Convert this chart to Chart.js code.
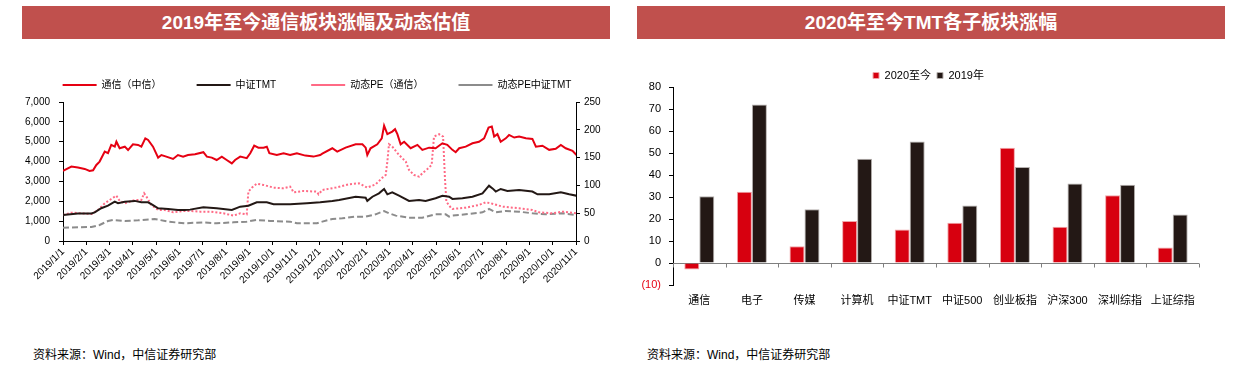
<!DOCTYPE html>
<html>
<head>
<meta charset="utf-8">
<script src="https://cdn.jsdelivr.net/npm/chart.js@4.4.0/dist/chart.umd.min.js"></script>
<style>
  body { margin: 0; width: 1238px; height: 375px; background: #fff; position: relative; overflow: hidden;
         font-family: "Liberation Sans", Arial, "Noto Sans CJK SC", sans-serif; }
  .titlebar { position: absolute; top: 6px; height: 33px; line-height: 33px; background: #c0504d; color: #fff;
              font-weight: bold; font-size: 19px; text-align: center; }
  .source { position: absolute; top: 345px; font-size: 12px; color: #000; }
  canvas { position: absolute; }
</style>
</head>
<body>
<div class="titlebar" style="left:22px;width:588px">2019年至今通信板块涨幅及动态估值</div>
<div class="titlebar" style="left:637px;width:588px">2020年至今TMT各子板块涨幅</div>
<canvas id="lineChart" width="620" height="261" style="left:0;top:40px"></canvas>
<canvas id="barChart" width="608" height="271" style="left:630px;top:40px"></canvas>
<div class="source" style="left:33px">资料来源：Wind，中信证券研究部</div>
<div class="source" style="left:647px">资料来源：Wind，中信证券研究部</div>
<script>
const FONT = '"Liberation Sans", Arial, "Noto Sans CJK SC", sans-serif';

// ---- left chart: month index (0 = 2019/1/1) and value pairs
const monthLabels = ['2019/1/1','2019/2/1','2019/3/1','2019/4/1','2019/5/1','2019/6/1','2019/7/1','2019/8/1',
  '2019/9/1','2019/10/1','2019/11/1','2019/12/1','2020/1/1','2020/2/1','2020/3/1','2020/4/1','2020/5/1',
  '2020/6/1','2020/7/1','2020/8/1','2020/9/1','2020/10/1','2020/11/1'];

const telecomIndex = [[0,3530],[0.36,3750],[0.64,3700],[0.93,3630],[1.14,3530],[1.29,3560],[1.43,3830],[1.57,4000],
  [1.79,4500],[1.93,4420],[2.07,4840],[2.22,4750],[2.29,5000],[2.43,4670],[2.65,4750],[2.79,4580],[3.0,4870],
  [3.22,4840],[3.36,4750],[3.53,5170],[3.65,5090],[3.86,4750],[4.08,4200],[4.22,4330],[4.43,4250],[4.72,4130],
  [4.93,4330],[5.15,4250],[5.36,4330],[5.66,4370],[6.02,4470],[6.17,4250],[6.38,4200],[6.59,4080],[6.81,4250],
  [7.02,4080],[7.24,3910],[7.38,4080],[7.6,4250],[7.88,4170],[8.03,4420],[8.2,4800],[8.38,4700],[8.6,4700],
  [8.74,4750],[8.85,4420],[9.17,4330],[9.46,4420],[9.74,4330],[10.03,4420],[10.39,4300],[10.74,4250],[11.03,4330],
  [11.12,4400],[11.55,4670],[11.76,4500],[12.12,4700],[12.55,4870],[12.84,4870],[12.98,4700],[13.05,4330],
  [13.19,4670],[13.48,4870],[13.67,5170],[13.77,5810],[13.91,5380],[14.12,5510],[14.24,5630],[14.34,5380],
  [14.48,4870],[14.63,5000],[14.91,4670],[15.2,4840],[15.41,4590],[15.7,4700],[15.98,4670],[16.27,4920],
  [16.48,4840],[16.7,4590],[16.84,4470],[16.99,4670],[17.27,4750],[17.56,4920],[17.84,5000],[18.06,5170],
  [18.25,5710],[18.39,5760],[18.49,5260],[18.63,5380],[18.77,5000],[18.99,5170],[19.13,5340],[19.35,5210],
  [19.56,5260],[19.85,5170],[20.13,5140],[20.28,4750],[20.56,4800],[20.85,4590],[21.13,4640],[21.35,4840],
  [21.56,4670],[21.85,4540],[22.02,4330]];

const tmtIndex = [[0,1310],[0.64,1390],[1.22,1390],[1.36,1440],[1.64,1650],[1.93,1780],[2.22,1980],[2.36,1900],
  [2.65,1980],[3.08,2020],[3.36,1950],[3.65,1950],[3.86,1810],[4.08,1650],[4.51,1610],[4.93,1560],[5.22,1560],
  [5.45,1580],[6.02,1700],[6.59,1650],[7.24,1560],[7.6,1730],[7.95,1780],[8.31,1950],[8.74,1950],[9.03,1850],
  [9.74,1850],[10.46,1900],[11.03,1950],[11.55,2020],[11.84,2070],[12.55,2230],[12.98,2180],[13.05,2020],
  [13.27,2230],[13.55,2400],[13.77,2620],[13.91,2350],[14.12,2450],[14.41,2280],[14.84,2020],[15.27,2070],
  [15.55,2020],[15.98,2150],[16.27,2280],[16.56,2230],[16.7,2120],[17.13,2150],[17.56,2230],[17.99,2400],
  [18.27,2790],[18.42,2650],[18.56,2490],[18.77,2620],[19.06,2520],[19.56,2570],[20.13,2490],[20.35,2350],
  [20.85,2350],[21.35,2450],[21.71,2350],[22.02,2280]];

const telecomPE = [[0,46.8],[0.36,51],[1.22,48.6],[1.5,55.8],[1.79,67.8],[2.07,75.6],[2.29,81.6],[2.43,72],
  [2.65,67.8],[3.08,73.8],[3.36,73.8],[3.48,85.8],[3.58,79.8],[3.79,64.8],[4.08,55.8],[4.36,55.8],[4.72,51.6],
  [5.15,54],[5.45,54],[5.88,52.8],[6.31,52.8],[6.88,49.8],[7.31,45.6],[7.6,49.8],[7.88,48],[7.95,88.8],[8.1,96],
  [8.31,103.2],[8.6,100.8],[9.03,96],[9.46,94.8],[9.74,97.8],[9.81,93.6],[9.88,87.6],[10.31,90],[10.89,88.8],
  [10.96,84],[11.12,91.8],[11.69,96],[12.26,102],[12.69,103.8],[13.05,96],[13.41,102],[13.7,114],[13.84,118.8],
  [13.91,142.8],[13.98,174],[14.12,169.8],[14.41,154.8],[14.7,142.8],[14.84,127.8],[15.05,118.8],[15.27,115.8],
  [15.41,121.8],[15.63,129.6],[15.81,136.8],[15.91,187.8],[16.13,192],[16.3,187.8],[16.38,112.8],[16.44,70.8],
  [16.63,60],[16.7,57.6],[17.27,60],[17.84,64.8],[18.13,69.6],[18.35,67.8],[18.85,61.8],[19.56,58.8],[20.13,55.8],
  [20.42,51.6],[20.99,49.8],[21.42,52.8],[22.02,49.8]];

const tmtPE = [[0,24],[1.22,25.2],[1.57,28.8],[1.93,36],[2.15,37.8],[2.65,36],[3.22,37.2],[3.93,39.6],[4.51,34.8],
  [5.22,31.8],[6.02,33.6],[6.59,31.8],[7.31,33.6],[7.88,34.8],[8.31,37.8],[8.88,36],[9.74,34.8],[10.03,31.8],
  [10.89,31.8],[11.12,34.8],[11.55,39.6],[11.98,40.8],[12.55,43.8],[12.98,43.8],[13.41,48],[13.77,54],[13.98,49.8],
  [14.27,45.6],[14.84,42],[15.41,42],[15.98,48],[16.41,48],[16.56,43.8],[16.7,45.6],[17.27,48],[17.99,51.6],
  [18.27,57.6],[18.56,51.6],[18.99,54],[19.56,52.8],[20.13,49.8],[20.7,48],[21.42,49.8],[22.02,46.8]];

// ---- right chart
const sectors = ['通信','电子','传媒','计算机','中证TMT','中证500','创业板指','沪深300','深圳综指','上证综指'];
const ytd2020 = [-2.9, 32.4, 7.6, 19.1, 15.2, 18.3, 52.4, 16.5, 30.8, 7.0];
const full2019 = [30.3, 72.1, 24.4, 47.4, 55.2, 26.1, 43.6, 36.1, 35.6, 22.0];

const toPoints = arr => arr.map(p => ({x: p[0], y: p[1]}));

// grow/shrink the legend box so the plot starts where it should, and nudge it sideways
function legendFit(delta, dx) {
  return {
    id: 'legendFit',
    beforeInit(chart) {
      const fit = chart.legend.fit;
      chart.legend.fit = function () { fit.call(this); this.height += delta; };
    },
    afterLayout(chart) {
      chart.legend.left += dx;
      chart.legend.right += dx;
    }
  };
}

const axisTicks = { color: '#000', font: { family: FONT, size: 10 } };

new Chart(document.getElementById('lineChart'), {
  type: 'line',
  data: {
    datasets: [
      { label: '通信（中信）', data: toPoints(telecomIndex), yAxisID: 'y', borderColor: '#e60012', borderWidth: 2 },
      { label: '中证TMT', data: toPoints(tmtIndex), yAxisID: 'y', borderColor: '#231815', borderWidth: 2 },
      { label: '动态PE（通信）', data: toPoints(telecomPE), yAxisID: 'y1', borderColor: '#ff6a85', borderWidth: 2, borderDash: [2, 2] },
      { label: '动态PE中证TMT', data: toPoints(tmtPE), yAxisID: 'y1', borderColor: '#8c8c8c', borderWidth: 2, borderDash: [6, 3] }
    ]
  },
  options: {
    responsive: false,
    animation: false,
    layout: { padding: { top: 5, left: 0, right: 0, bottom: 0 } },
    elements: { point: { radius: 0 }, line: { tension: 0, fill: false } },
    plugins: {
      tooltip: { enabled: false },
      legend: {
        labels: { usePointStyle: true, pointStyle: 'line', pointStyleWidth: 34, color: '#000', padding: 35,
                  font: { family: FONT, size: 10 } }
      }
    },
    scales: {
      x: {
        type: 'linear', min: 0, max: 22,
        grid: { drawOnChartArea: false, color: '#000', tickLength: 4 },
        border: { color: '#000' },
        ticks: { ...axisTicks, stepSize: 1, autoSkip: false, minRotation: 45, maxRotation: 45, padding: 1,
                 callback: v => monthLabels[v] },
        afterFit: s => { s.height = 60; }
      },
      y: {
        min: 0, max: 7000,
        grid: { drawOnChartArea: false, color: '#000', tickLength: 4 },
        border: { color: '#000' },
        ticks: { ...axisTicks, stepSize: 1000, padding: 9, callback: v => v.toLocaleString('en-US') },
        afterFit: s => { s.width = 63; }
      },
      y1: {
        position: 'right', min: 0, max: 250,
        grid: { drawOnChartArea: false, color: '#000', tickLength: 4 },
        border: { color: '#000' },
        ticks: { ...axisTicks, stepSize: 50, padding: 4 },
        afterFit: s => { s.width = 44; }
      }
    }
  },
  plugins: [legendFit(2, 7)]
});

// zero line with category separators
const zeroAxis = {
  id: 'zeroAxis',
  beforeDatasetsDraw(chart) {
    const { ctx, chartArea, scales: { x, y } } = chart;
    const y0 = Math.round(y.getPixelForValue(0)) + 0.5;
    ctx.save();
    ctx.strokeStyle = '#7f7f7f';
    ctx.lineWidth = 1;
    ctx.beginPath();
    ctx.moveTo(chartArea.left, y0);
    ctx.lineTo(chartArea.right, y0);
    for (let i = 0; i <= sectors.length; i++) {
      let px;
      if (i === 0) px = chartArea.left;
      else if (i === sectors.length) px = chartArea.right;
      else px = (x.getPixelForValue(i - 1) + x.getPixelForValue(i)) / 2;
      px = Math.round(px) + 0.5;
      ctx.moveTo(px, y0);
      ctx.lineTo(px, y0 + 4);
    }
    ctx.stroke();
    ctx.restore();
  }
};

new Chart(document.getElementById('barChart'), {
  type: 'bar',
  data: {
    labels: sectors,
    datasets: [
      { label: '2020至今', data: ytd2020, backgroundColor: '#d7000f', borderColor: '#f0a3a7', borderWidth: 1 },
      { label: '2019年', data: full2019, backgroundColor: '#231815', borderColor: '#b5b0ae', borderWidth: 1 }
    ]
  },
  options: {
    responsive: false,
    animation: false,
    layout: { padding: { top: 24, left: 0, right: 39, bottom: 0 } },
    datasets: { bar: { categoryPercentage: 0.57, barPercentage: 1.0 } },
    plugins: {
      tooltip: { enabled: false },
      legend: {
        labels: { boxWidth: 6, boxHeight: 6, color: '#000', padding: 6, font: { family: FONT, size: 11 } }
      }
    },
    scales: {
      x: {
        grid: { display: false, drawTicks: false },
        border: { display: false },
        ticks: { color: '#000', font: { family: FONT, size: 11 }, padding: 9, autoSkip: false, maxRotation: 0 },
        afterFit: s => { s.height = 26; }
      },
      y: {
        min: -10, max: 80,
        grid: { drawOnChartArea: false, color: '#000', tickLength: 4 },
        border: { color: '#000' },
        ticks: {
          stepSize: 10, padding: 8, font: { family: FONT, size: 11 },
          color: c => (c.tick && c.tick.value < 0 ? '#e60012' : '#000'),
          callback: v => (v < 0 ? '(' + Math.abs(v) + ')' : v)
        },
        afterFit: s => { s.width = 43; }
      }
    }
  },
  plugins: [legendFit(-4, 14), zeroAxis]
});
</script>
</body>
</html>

AIM. Pick out every line above that contains the word "this" and copy it.

THE RESULT.
Convert this chart to Chart.js code.
      chart.legend.fit = function () { fit.call(this); this.height += delta; };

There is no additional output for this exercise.